Cause of rebellion in Nehemiah 9:16?
What historical context led to the rebellion mentioned in Nehemiah 9:16?

Text of Nehemiah 9:16

“But they, our fathers, became arrogant and stiff-necked, and they did not obey Your commandments.”


Immediate Literary Setting (Nehemiah 9:1–38)

• Date: Seventh month, 24th day, c. 444/443 BC, shortly after the wall of Jerusalem was completed (Nehemiah 6:15; 8:2).

• Occasion: A national fast, public reading of the Law, confession, and covenant renewal led by Ezra and the Levites.

• Structure: The prayer recounts God’s acts (creation, Abrahamic covenant, Exodus, Sinai, wilderness, conquest, judges, monarchy, exile, and restoration) contrasted with Israel’s recurrent rebellion. Verse 16 introduces the first major example of that rebellion—the defiance of the Exodus generation.


Historical Memory Recounted in Nehemiah 9

The Levites telescope nearly a millennium of history to demonstrate that the returned community stands inside a long pattern of covenant infidelity that began in the wilderness and ultimately produced the Babylonian exile.
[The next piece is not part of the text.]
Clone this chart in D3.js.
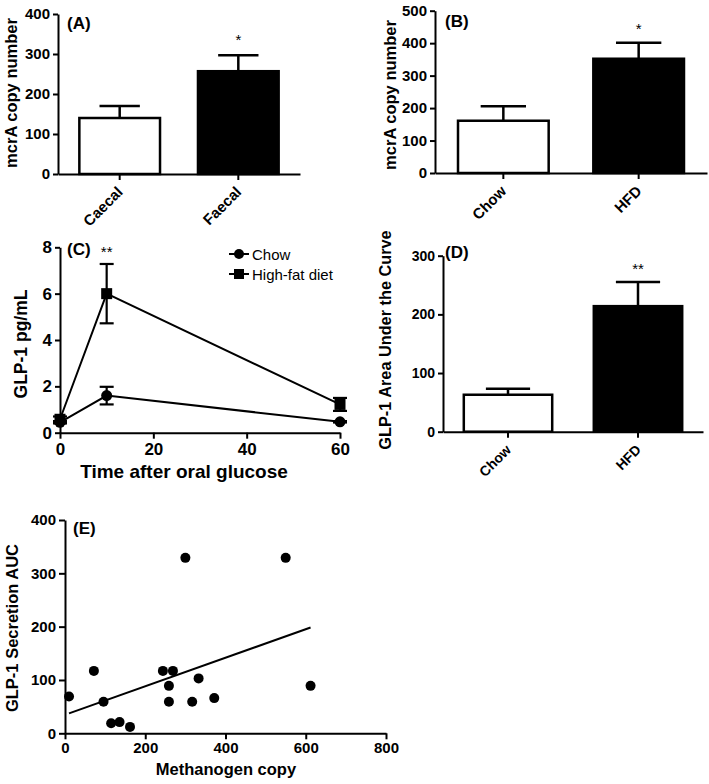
<!DOCTYPE html>
<html><head><meta charset="utf-8">
<script src="https://cdn.jsdelivr.net/npm/d3@7"></script>
<style>
body{margin:0;background:#fff;}
svg{display:block;font-family:"Liberation Sans",Arial,sans-serif;}
</style></head><body>
<svg id="chart" width="709" height="784"></svg>
<script>
// ---- Panel A ----
const catsA = ["Caecal", "Faecal"];
const meanA = [140, 257];
const semA = [30, 40];
const ticksA = [0, 100, 200, 300, 400];
// ---- Panel B ----
const catsB = ["Chow", "HFD"];
const meanB = [161, 352];
const semB = [45, 49];
const ticksB = [0, 100, 200, 300, 400, 500];
// ---- Panel C ----
const timeC = [0, 10, 60];
const chowC = [0.45, 1.6, 0.47];
const chowSemC = [0.05, 0.38, 0.03];
const hfdC = [0.58, 6.0, 1.22];
const hfdSemC = [0.12, 1.28, 0.28];
const ticksCx = [0, 20, 40, 60];
const ticksCy = [0, 2, 4, 6, 8];
const legendC = ["Chow", "High-fat diet"];
// ---- Panel D ----
const catsD = ["Chow", "HFD"];
const meanD = [63, 214];
const semD = [10, 41];
const ticksD = [0, 100, 200, 300];
// ---- Panel E ----
const methE = [10, 72, 96, 115, 136, 162, 244, 269, 259, 259, 300, 317, 333, 372, 550, 612];
const glpE = [69, 117, 59, 19, 21, 12, 117, 117, 89, 59, 329, 59, 103, 66, 329, 89];
const ticksEx = [0, 200, 400, 600, 800];
const ticksEy = [0, 100, 200, 300, 400];

const svg = d3.select("#chart");
const FILLS = ["#ffffff", "#000000"];

function styleAxis(g, fs) {
  g.selectAll("path.domain").attr("stroke", "#000").attr("stroke-width", 2);
  g.selectAll(".tick line").attr("stroke", "#000").attr("stroke-width", 2);
  g.selectAll(".tick text").attr("fill", "#000").style("font-size", fs + "px").style("font-weight", "bold");
  g.attr("font-family", null);
}

function barPanel(o) {
  const g = svg.append("g");
  const y = d3.scaleLinear().domain([0, o.yMax]).range([o.yBot, o.yTop]);
  const x = d3.scaleBand().domain(o.cats).range([o.xL, o.xR]).paddingInner(o.pin).paddingOuter(o.pout);
  const bw = x.bandwidth();
  // bars
  g.selectAll("rect.bar").data(o.cats).join("rect")
    .attr("x", d => x(d)).attr("width", bw)
    .attr("y", (d, i) => y(o.means[i])).attr("height", (d, i) => y(0) - y(o.means[i]))
    .attr("fill", (d, i) => FILLS[i]).attr("stroke", "#000").attr("stroke-width", 2.5);
  // error bars (upper only)
  o.cats.forEach((c, i) => {
    const cx = x(c) + bw / 2;
    g.append("line").attr("x1", cx).attr("x2", cx).attr("y1", y(o.means[i])).attr("y2", y(o.means[i] + o.sems[i]))
      .attr("stroke", "#000").attr("stroke-width", 2.5);
    g.append("line").attr("x1", cx - bw * 0.25).attr("x2", cx + bw * 0.25)
      .attr("y1", y(o.means[i] + o.sems[i])).attr("y2", y(o.means[i] + o.sems[i]))
      .attr("stroke", "#000").attr("stroke-width", 2.5);
  });
  // y axis
  const ya = g.append("g").attr("transform", `translate(${o.xL},0)`)
    .call(d3.axisLeft(y).tickValues(o.ticks).tickSize(5).tickPadding(3).tickSizeOuter(0));
  styleAxis(ya, o.tickFs);
  // x axis
  const xa = g.append("g").attr("transform", `translate(0,${o.yBot})`)
    .call(d3.axisBottom(x).tickSize(6).tickSizeOuter(0));
  styleAxis(xa, o.tickFs);
  xa.selectAll(".tick text").remove();
  o.cats.forEach(c => {
    const cx = x(c) + bw / 2;
    g.append("text").attr("transform", `translate(${cx + 4},${o.yBot + 19}) rotate(-45)`)
      .attr("text-anchor", "end").style("font-size", o.tickFs + "px").style("font-weight", "bold").text(c);
  });
  // y label
  g.append("text").attr("transform", `translate(${o.labX},${(o.labY)}) rotate(-90)`)
    .attr("text-anchor", "middle").attr("dy", "0.35em")
    .style("font-size", o.labFs + "px").style("font-weight", "bold").text(o.ylabel);
  // panel tag
  g.append("text").attr("x", o.tagX).attr("y", o.tagY).style("font-size", "17px").style("font-weight", "bold").text(o.tag);
  // significance
  const hi = o.cats.length - 1;
  g.append("text").attr("x", x(o.cats[hi]) + bw / 2).attr("y", o.starY).attr("text-anchor", "middle")
    .style("font-size", "15px").text(o.stars);
}

barPanel({cats: catsA, means: meanA, sems: semA, ticks: ticksA, yMax: 400, yBot: 174, yTop: 14,
  xL: 58, xR: 300, pin: 0.32, pout: 0.18, tickFs: 15, ylabel: "mcrA copy number", labX: 11, labY: 93, labFs: 16.5,
  tag: "(A)", tagX: 67, tagY: 29, stars: "*", starY: 45});
barPanel({cats: catsB, means: meanB, sems: semB, ticks: ticksB, yMax: 500, yBot: 173, yTop: 10.7,
  xL: 435, xR: 707, pin: 0.33, pout: 0.17, tickFs: 15, ylabel: "mcrA copy number", labX: 390, labY: 95, labFs: 16.5,
  tag: "(B)", tagX: 445, tagY: 27, stars: "*", starY: 34});
barPanel({cats: catsD, means: meanD, sems: semD, ticks: ticksD, yMax: 300, yBot: 431.7, yTop: 255.7,
  xL: 443, xR: 703, pin: 0.32, pout: 0.16, tickFs: 14, ylabel: "GLP-1 Area Under the Curve", labX: 385, labY: 340, labFs: 16.3,
  tag: "(D)", tagX: 445, tagY: 258, stars: "**", starY: 274});

// ---- Panel C ----
(function () {
  const g = svg.append("g");
  const x = d3.scaleLinear().domain([0, 60]).range([60, 340]);
  const y = d3.scaleLinear().domain([0, 8]).range([432.7, 247.3]);
  const series = [
    {vals: chowC, sems: chowSemC, shape: "circle"},
    {vals: hfdC, sems: hfdSemC, shape: "square"}
  ];
  const line = d3.line().x(d => x(d[0])).y(d => y(d[1]));
  series.forEach(s => {
    const pts = timeC.map((t, i) => [t, s.vals[i], s.sems[i]]);
    g.append("path").attr("d", line(pts)).attr("fill", "none").attr("stroke", "#000").attr("stroke-width", 2);
    pts.forEach(p => {
      const cx = x(p[0]);
      g.append("line").attr("x1", cx).attr("x2", cx).attr("y1", y(p[1] - p[2])).attr("y2", y(p[1] + p[2]))
        .attr("stroke", "#000").attr("stroke-width", 2.2);
      [p[1] - p[2], p[1] + p[2]].forEach(v => {
        g.append("line").attr("x1", cx - 7).attr("x2", cx + 7).attr("y1", y(v)).attr("y2", y(v))
          .attr("stroke", "#000").attr("stroke-width", 2.2);
      });
      if (s.shape === "circle") {
        g.append("circle").attr("cx", cx).attr("cy", y(p[1])).attr("r", 5.5).attr("fill", "#000");
      } else {
        g.append("rect").attr("x", cx - 5.5).attr("y", y(p[1]) - 5.5).attr("width", 11).attr("height", 11).attr("fill", "#000");
      }
    });
  });
  const ya = g.append("g").attr("transform", "translate(60,0)")
    .call(d3.axisLeft(y).tickValues(ticksCy).tickSize(5).tickPadding(3).tickSizeOuter(0));
  styleAxis(ya, 17);
  const xa = g.append("g").attr("transform", "translate(0,432.7)")
    .call(d3.axisBottom(x).tickValues(ticksCx).tickSize(6).tickPadding(4).tickSizeOuter(0));
  styleAxis(xa, 17);
  g.append("text").attr("x", 184).attr("y", 478).attr("text-anchor", "middle")
    .style("font-size", "19px").style("font-weight", "bold").text("Time after oral glucose");
  g.append("text").attr("transform", "translate(21,344) rotate(-90)").attr("text-anchor", "middle").attr("dy", "0.35em")
    .style("font-size", "17.5px").style("font-weight", "bold").text("GLP-1 pg/mL");
  g.append("text").attr("x", 67).attr("y", 255).style("font-size", "17px").style("font-weight", "bold").text("(C)");
  g.append("text").attr("x", x(10)).attr("y", 257).attr("text-anchor", "middle").style("font-size", "15px").text("**");
  // legend
  legendC.forEach((name, i) => {
    const ly = 254 + i * 20;
    g.append("line").attr("x1", 229).attr("x2", 249).attr("y1", ly).attr("y2", ly).attr("stroke", "#000").attr("stroke-width", 2);
    if (i === 0) g.append("circle").attr("cx", 239).attr("cy", ly).attr("r", 5).attr("fill", "#000");
    else g.append("rect").attr("x", 234).attr("y", ly - 5).attr("width", 10).attr("height", 10).attr("fill", "#000");
    g.append("text").attr("x", 252).attr("y", ly + 5.5).style("font-size", "15px").text(name);
  });
})();

// ---- Panel E ----
(function () {
  const g = svg.append("g");
  const x = d3.scaleLinear().domain([0, 800]).range([65, 386]);
  const y = d3.scaleLinear().domain([0, 400]).range([733.3, 520]);
  // regression
  const n = methE.length;
  const mx = d3.mean(methE), my = d3.mean(glpE);
  let sxy = 0, sxx = 0;
  for (let i = 0; i < n; i++) { sxy += (methE[i] - mx) * (glpE[i] - my); sxx += (methE[i] - mx) ** 2; }
  const slope = sxy / sxx, icpt = my - slope * mx;
  const [xmin, xmax] = d3.extent(methE);
  g.append("line").attr("x1", x(xmin)).attr("x2", x(xmax)).attr("y1", y(icpt + slope * xmin)).attr("y2", y(icpt + slope * xmax))
    .attr("stroke", "#000").attr("stroke-width", 2);
  g.selectAll("circle").data(methE).join("circle")
    .attr("cx", d => x(d)).attr("cy", (d, i) => y(glpE[i])).attr("r", 5).attr("fill", "#000");
  const ya = g.append("g").attr("transform", "translate(65,0)")
    .call(d3.axisLeft(y).tickValues(ticksEy).tickSize(6).tickPadding(3).tickSizeOuter(0));
  styleAxis(ya, 15);
  const xa = g.append("g").attr("transform", "translate(0,733.3)")
    .call(d3.axisBottom(x).tickValues(ticksEx).tickSize(6).tickPadding(3).tickSizeOuter(0));
  styleAxis(xa, 15);
  g.append("text").attr("x", 226).attr("y", 775).attr("text-anchor", "middle")
    .style("font-size", "16.5px").style("font-weight", "bold").text("Methanogen copy");
  g.append("text").attr("transform", "translate(12,628) rotate(-90)").attr("text-anchor", "middle").attr("dy", "0.35em")
    .style("font-size", "16.5px").style("font-weight", "bold").text("GLP-1 Secretion AUC");
  g.append("text").attr("x", 73).attr("y", 534).style("font-size", "17px").style("font-weight", "bold").text("(E)");
})();
</script>
</body></html>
Their purpose is to own that legacy so it will not be repeated.


The Exodus Generation: Deliverance and Defiance (c. 1446–1406 BC)

• Chronology: Usshur-aligned date for the Exodus, 1446 BC; wilderness wanderings 1446–1406 BC.

• Miracles recalled (Nehemiah 9:9-15): plagues, Red Sea crossing, manna, water from the rock, pillar of cloud and fire, Sinai revelation.

• Rebellion (Nehemiah 9:16-17): arrogance (Heb. zîd = deliberate presumption), stiff-necked (qāšê ʿōrep = obstinate), disobedient (šāmaʿ = refuse to heed).

• Key episodes:

– Golden Calf (Exodus 32) – idolatry immediately after covenant ratification.

– Appointment of a leader to return to Egypt (Numbers 14:4) after the spy report at Kadesh-barnea.

– Complaints over manna, quail lust (Numbers 11), Korah’s rebellion (Numbers 16).

• Theological dynamic: Despite “abundant compassion” (Nehemiah 9:17), the people rejected divine authority, illustrating the doctrine of total depravity articulated later in Psalm 14 and Romans 3.


Sinai Apostasy and the Golden Calf

• Archaeological backdrop: Serabit el-Khadim’s bovine-shaped cultic iconography in Sinai highlights the plausibility of calf worship.

• Scriptural detail: “They cast a metal calf for themselves and said, ‘This is your god, O Israel’ ” (Exodus 32:4).

• Result: 3,000 slain (Exodus 32:28); nevertheless God preserved the nation for Abraham’s sake (Exodus 32:13).


Kadesh-barnea and Refusal to Enter the Land

• Event: Ten spies’ faithlessness (Numbers 13–14).

• Divine sentence: Forty years of wandering—one year per day of spying.

• Relevance: Nehemiah’s generation had just faced opposition in the land (Nehemiah 4–6) and needed the contrasting example of Caleb-style faith.


Wilderness Wanderings and Repeated Provocations

• Highlights: Complaints at Taberah (Numbers 11:1-3), Meribah (Numbers 20), and the bronze serpent episode (Numbers 21).

• God’s patience: “Forty years You sustained them in the wilderness; they lacked nothing” (Nehemiah 9:21).


Early Conquest and Era of the Judges: Cycles of Rebellion

• Pattern: Sin → oppression → cry → deliverance (Judges 2:11-19).

• Dates: c. 1406–1051 BC (Joshua → Samuel).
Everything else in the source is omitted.